Things get messy when you try to do something useful with this. So you have your lovely sha1 (why not?) string and you want to find some stuff out about it. Well, it would be nice to know what the product is. So if you have a copy of The Bourne Ultimatum, and all that's on the book itself is its unique hash code, how do you figure out that it is actually Robert Ludlum's smash hit? Well, let's invent a relationship between USNs (Universal Serial Numbers). Your individual copy could be a "member of the product line $FOO." So we add that to our database, publish a website with all of that and run off fat and happy.

But wait! We now know that the USN 173a18cf0b9835a0a0c67808ca20bb82a4c20dc7 is an instance of the book The Bourne Ultimatum and we could certainly store some info about the authors and publishing company. But we wanted everything. So the book might be "authored by $BAR," "published by company $BAZ," "edited by $FOB," and so on. Now we have tons of kinds of relationships which all have to be recorded.

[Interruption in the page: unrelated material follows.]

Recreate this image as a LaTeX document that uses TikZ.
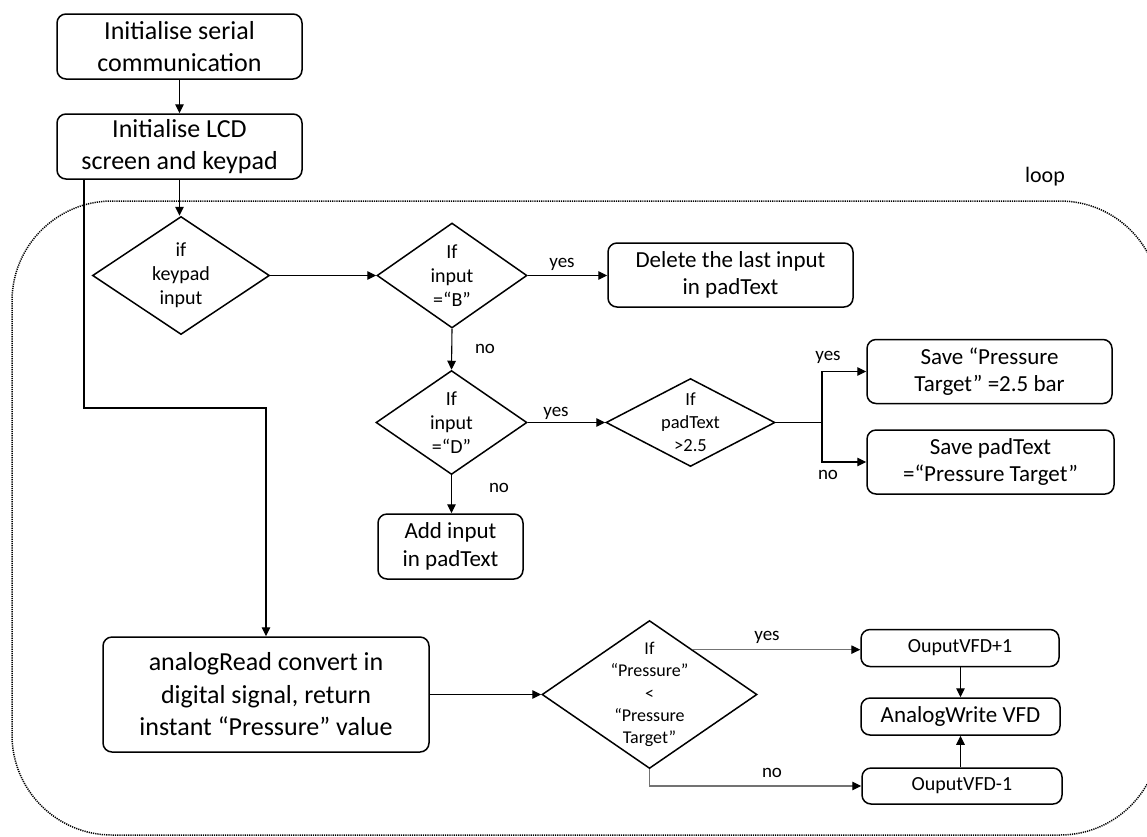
\documentclass[tikz,border=0pt]{standalone}
\usepackage{fontspec}
\setmainfont{Carlito}
\usetikzlibrary{arrows.meta,shapes.geometric,calc}
\newcommand\fsz[2]{\fontsize{#1}{#2}\selectfont}
\begin{document}
\begin{tikzpicture}[x=1pt,y=-1pt,
  box/.style={draw, line width=1.5pt, rounded corners=9pt, align=center, inner sep=0pt},
  dia/.style={draw, line width=1.5pt, shape=diamond, inner sep=0pt, aspect=1},
  dtext/.style={align=center, inner sep=0pt},
  arr/.style={line width=1.1pt, -{Triangle[length=9pt,width=8.5pt]}},
  conn/.style={line width=1.1pt},
  garr/.style={line width=1.1pt, draw=black!55, -{Triangle[length=9pt,width=8.5pt,color=black]}},
  lbl/.style={inner sep=0pt, font=\fsz{19}{23}},
  loopline/.style={line width=1.5pt, dash pattern=on 1.2pt off 1pt, rounded corners=100pt}
]
\useasboundingbox (0,0) rectangle (1147,836);

% loop frame
\draw[loopline] (12,201) rectangle (1160,835);
\node[inner sep=0pt, font=\fsz{22}{26}] (looplbl) at (1045,177) {loop};

% set-up steps
\node[box, minimum width=245pt, minimum height=65pt, font=\fsz{26}{31.5}] (b1) at (179.5,46.5) {Initialise serial\\communication};
\node[box, minimum width=245pt, minimum height=65pt, font=\fsz{26}{31.5}] (b2) at (179.5,146.5) {Initialise LCD\\screen and keypad};

% keypad branch
\node[dia, minimum width=177pt, minimum height=118pt] (dK) at (181,275.5) {};
\node[dtext, font=\fsz{20}{24}] (tK) at (dK.center) {if\\keypad\\input};
\node[dia, minimum width=150pt, minimum height=105pt] (dB) at (452,275.5) {};
\node[dtext, font=\fsz{20}{24}] (tB) at (dB.center) {If\\input\\=“B”};
\node[box, minimum width=245pt, minimum height=64pt, font=\fsz{23}{27.5}] (del) at (730.5,275) {Delete the last input\\in padText};
\node[dia, minimum width=151pt, minimum height=104pt] (dD) at (451.5,422.5) {};
\node[dtext, font=\fsz{20}{24}] (tD) at (dD.center) {If\\input\\=“D”};
\node[dia, minimum width=169pt, minimum height=88pt] (dT) at (690.5,422.5) {};
\node[dtext, font=\fsz{18.5}{23}] (tT) at (dT.center) {If\\padText\\>2.5};
\node[box, minimum width=245pt, minimum height=64pt, font=\fsz{23}{27.5}] (sv1) at (989.5,371.5) {Save “Pressure\\Target” =2.5 bar};
\node[box, minimum width=247pt, minimum height=64pt, font=\fsz{23}{27.5}] (sv2) at (990.5,462) {Save padText\\=“Pressure Target”};
\node[box, minimum width=145pt, minimum height=65pt, font=\fsz{23}{27.5}] (add) at (450.5,546.5) {Add input\\in padText};

% pressure regulation
\node[box, minimum width=326pt, minimum height=115pt, font=\fsz{26}{32.5}] (ar) at (266,694.5) {analogRead convert in\\digital signal, return\\instant “Pressure” value};
\node[dia, minimum width=215pt, minimum height=148pt] (dP) at (649.5,694.5) {};
\node[dtext, font=\fsz{18}{22.3}] (tP) at (dP.center) {If\\“Pressure”\\<\\“Pressure\\Target”};
\node[box, minimum width=198pt, minimum height=37pt, font=\fsz{20}{24}] (vp) at (960,648) {OuputVFD+1};
\node[box, minimum width=199pt, minimum height=37pt, font=\fsz{23}{27}] (aw) at (960.5,716.5) {AnalogWrite VFD};
\node[box, minimum width=200pt, minimum height=36pt, font=\fsz{20}{24}] (vm) at (962,786) {OuputVFD-1};

% connectors
\coordinate (k1) at (84,408);
\coordinate (br) at (822,422.5);
\draw[arr] (b1.south) -- (b2.north);
\draw[arr] (b2.south) -- (b2.south |- dK.north);
\draw[arr] (b2.south -| k1) -- (k1) -| (ar.north);
\draw[arr] (dK.east) -- (dB.west);
\draw[arr] (dB.east) -- (dB.east -| del.west);
\draw[arr] (dB.south) -- (dD.north);
\draw[arr] (dD.east) -- (dT.west);
\draw[arr] (dD.south) -- (dD.south |- add.north);
\draw[conn] (dT.east) -- (br);
\draw[arr] (br) |- (sv1.west);
\draw[arr] (br) |- (sv2.west);
\draw[arr] (ar.east) -- (dP.west);
\coordinate (p1) at ($(dP.north)!0.4!(dP.east)$);
\draw[garr] (p1) -- (p1 -| vp.west);
\draw[garr] (dP.south) |- (vm.west);
\draw[arr] (vp.south -| aw.north) -- (aw.north);
\draw[arr] (vm.north -| aw.south) -- (aw.south);

% branch labels
\node[lbl] (yB) at (562,264) {yes};
\node[lbl] (nB) at (485,349) {no};
\node[lbl] (yD) at (556,413) {yes};
\node[lbl] (nD) at (499,488) {no};
\node[lbl] (yT) at (828,357) {yes};
\node[lbl] (nT) at (828,475) {no};
\node[lbl] (yP) at (767,637) {yes};
\node[lbl] (nP) at (772,773) {no};
\end{tikzpicture}
\end{document}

What if we wanted to take it further? Say I have my copy of the aforementioned book but it gets lost or (gasp!) stolen? If I record somewhere that the book 173a18cf0b9835a0a0c67808ca20bb82a4c20dc7 belongs to me, I could help someone return it or prove that it was mine in the first place.

Here we hit the problem of privacy. Others may be different, but I certainly would not like everyone on the Internet to know about all of my possessions. One possible solution is to have the database work in a distributed manner, similar to DNS. That way if you looked up 173a18cf0b9835a0a0c67808ca20bb82a4c20dc7 in the global database, it would point you to my server, which would have its own rules for deciding how much to reveal. Because the keyspace is so large, there is a low probability of sniping keys and figuring out what someone has. There is far more to consider here, but again, this is a very rough draft.

So there it is. A rough idea which, given an enormous amount of work, could define and organize the relationships between all identifiable objects known to man.

Including his rock, his wife, and his shank of meat.